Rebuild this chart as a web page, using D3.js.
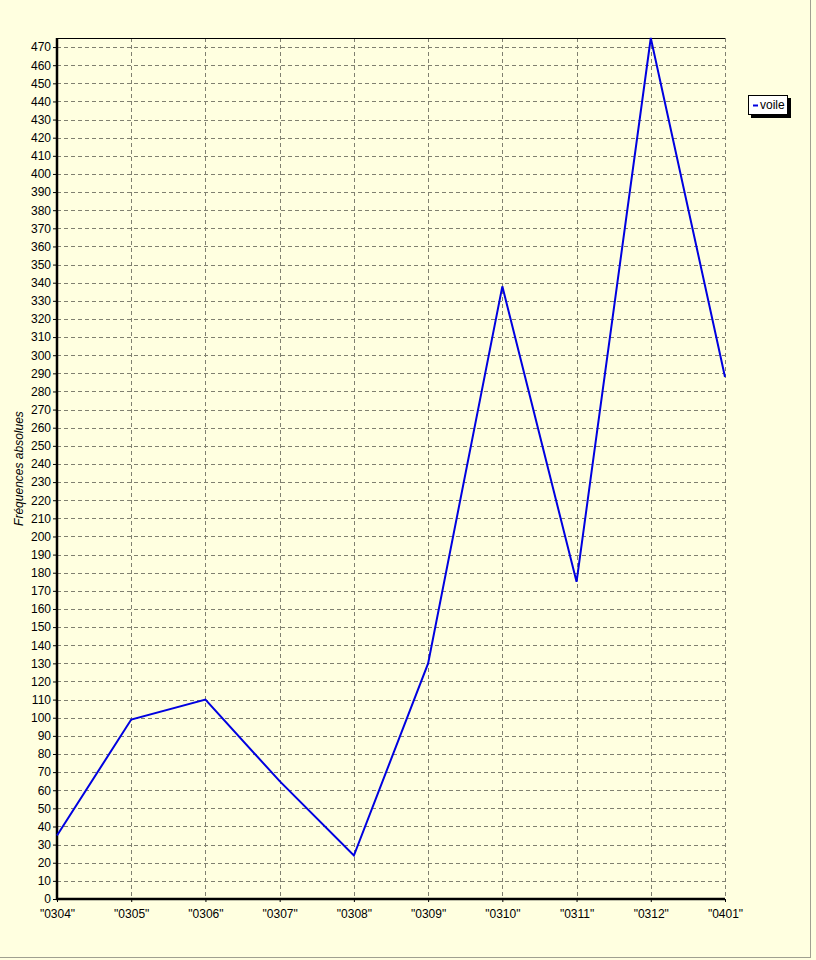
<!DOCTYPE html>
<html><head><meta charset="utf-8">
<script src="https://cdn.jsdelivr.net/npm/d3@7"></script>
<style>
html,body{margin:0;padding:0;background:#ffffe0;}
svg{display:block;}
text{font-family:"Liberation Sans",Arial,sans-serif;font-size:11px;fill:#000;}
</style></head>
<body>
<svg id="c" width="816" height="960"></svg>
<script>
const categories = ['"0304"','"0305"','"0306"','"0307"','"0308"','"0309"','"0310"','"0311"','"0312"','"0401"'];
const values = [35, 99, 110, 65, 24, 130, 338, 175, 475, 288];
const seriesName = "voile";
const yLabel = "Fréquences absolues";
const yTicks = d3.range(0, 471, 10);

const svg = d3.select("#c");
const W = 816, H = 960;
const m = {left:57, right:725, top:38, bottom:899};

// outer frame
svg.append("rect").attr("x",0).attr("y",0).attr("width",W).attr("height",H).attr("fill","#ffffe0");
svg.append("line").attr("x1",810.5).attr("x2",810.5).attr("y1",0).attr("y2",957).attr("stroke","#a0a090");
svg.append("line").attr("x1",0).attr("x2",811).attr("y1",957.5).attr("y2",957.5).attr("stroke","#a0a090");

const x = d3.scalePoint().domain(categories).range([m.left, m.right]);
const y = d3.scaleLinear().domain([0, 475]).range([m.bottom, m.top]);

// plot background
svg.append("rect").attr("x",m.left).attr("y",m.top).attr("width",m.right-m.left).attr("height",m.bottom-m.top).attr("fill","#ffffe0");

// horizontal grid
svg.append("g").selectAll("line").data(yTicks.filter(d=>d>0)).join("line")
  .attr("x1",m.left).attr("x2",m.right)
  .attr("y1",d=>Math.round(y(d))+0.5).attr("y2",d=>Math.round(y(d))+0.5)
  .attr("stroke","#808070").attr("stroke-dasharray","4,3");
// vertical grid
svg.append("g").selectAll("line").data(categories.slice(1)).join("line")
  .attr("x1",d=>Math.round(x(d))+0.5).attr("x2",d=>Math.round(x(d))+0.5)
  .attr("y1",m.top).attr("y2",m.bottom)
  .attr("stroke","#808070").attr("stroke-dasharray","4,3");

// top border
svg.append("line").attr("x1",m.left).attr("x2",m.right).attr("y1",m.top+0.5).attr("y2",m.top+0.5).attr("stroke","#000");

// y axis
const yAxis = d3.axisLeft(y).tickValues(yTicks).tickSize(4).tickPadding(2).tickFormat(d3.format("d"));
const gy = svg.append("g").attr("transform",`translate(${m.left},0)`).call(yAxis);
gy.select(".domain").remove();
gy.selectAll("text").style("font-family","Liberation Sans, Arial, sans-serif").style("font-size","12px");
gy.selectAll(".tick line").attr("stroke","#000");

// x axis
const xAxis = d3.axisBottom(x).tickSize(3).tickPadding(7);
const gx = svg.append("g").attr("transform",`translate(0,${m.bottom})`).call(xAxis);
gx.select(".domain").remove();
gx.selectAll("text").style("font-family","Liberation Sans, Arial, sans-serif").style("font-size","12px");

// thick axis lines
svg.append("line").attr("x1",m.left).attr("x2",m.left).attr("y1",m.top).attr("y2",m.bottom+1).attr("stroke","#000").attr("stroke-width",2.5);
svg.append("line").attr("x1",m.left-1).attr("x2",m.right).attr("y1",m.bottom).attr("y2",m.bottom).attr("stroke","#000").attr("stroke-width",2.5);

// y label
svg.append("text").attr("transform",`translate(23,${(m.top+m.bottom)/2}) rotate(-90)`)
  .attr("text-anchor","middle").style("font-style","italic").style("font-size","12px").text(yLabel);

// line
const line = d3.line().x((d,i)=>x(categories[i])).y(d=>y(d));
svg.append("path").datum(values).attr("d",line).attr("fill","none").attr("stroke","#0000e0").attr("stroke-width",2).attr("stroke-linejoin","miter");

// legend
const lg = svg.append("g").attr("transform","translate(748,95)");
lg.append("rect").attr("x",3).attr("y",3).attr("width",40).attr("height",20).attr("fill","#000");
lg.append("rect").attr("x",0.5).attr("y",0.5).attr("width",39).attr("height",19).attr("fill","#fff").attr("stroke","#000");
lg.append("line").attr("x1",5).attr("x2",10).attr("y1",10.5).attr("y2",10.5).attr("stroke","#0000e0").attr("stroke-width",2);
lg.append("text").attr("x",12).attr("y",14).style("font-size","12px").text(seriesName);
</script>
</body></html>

· · · · · · ·

**What the exercise asks**: Repeat the listing in full and exactly. Do not include any images.

**Exercise response**:
Rebuild this chart as a web page, using D3.js.
<!DOCTYPE html>
<html><head><meta charset="utf-8">
<script src="https://cdn.jsdelivr.net/npm/d3@7"></script>
<style>
html,body{margin:0;padding:0;background:#ffffe0;}
svg{display:block;}
text{font-family:"Liberation Sans",Arial,sans-serif;font-size:11px;fill:#000;}
</style></head>
<body>
<svg id="c" width="816" height="960"></svg>
<script>
const categories = ['"0304"','"0305"','"0306"','"0307"','"0308"','"0309"','"0310"','"0311"','"0312"','"0401"'];
const values = [35, 99, 110, 65, 24, 130, 338, 175, 475, 288];
const seriesName = "voile";
const yLabel = "Fréquences absolues";
const yTicks = d3.range(0, 471, 10);

const svg = d3.select("#c");
const W = 816, H = 960;
const m = {left:57, right:725, top:38, bottom:899};

// outer frame
svg.append("rect").attr("x",0).attr("y",0).attr("width",W).attr("height",H).attr("fill","#ffffe0");
svg.append("line").attr("x1",810.5).attr("x2",810.5).attr("y1",0).attr("y2",957).attr("stroke","#a0a090");
svg.append("line").attr("x1",0).attr("x2",811).attr("y1",957.5).attr("y2",957.5).attr("stroke","#a0a090");

const x = d3.scalePoint().domain(categories).range([m.left, m.right]);
const y = d3.scaleLinear().domain([0, 475]).range([m.bottom, m.top]);

// plot background
svg.append("rect").attr("x",m.left).attr("y",m.top).attr("width",m.right-m.left).attr("height",m.bottom-m.top).attr("fill","#ffffe0");

// horizontal grid
svg.append("g").selectAll("line").data(yTicks.filter(d=>d>0)).join("line")
  .attr("x1",m.left).attr("x2",m.right)
  .attr("y1",d=>Math.round(y(d))+0.5).attr("y2",d=>Math.round(y(d))+0.5)
  .attr("stroke","#808070").attr("stroke-dasharray","4,3");
// vertical grid
svg.append("g").selectAll("line").data(categories.slice(1)).join("line")
  .attr("x1",d=>Math.round(x(d))+0.5).attr("x2",d=>Math.round(x(d))+0.5)
  .attr("y1",m.top).attr("y2",m.bottom)
  .attr("stroke","#808070").attr("stroke-dasharray","4,3");

// top border
svg.append("line").attr("x1",m.left).attr("x2",m.right).attr("y1",m.top+0.5).attr("y2",m.top+0.5).attr("stroke","#000");

// y axis
const yAxis = d3.axisLeft(y).tickValues(yTicks).tickSize(4).tickPadding(2).tickFormat(d3.format("d"));
const gy = svg.append("g").attr("transform",`translate(${m.left},0)`).call(yAxis);
gy.select(".domain").remove();
gy.selectAll("text").style("font-family","Liberation Sans, Arial, sans-serif").style("font-size","12px");
gy.selectAll(".tick line").attr("stroke","#000");

// x axis
const xAxis = d3.axisBottom(x).tickSize(3).tickPadding(7);
const gx = svg.append("g").attr("transform",`translate(0,${m.bottom})`).call(xAxis);
gx.select(".domain").remove();
gx.selectAll("text").style("font-family","Liberation Sans, Arial, sans-serif").style("font-size","12px");

// thick axis lines
svg.append("line").attr("x1",m.left).attr("x2",m.left).attr("y1",m.top).attr("y2",m.bottom+1).attr("stroke","#000").attr("stroke-width",2.5);
svg.append("line").attr("x1",m.left-1).attr("x2",m.right).attr("y1",m.bottom).attr("y2",m.bottom).attr("stroke","#000").attr("stroke-width",2.5);

// y label
svg.append("text").attr("transform",`translate(23,${(m.top+m.bottom)/2}) rotate(-90)`)
  .attr("text-anchor","middle").style("font-style","italic").style("font-size","12px").text(yLabel);

// line
const line = d3.line().x((d,i)=>x(categories[i])).y(d=>y(d));
svg.append("path").datum(values).attr("d",line).attr("fill","none").attr("stroke","#0000e0").attr("stroke-width",2).attr("stroke-linejoin","miter");

// legend
const lg = svg.append("g").attr("transform","translate(748,95)");
lg.append("rect").attr("x",3).attr("y",3).attr("width",40).attr("height",20).attr("fill","#000");
lg.append("rect").attr("x",0.5).attr("y",0.5).attr("width",39).attr("height",19).attr("fill","#fff").attr("stroke","#000");
lg.append("line").attr("x1",5).attr("x2",10).attr("y1",10.5).attr("y2",10.5).attr("stroke","#0000e0").attr("stroke-width",2);
lg.append("text").attr("x",12).attr("y",14).style("font-size","12px").text(seriesName);
</script>
</body></html>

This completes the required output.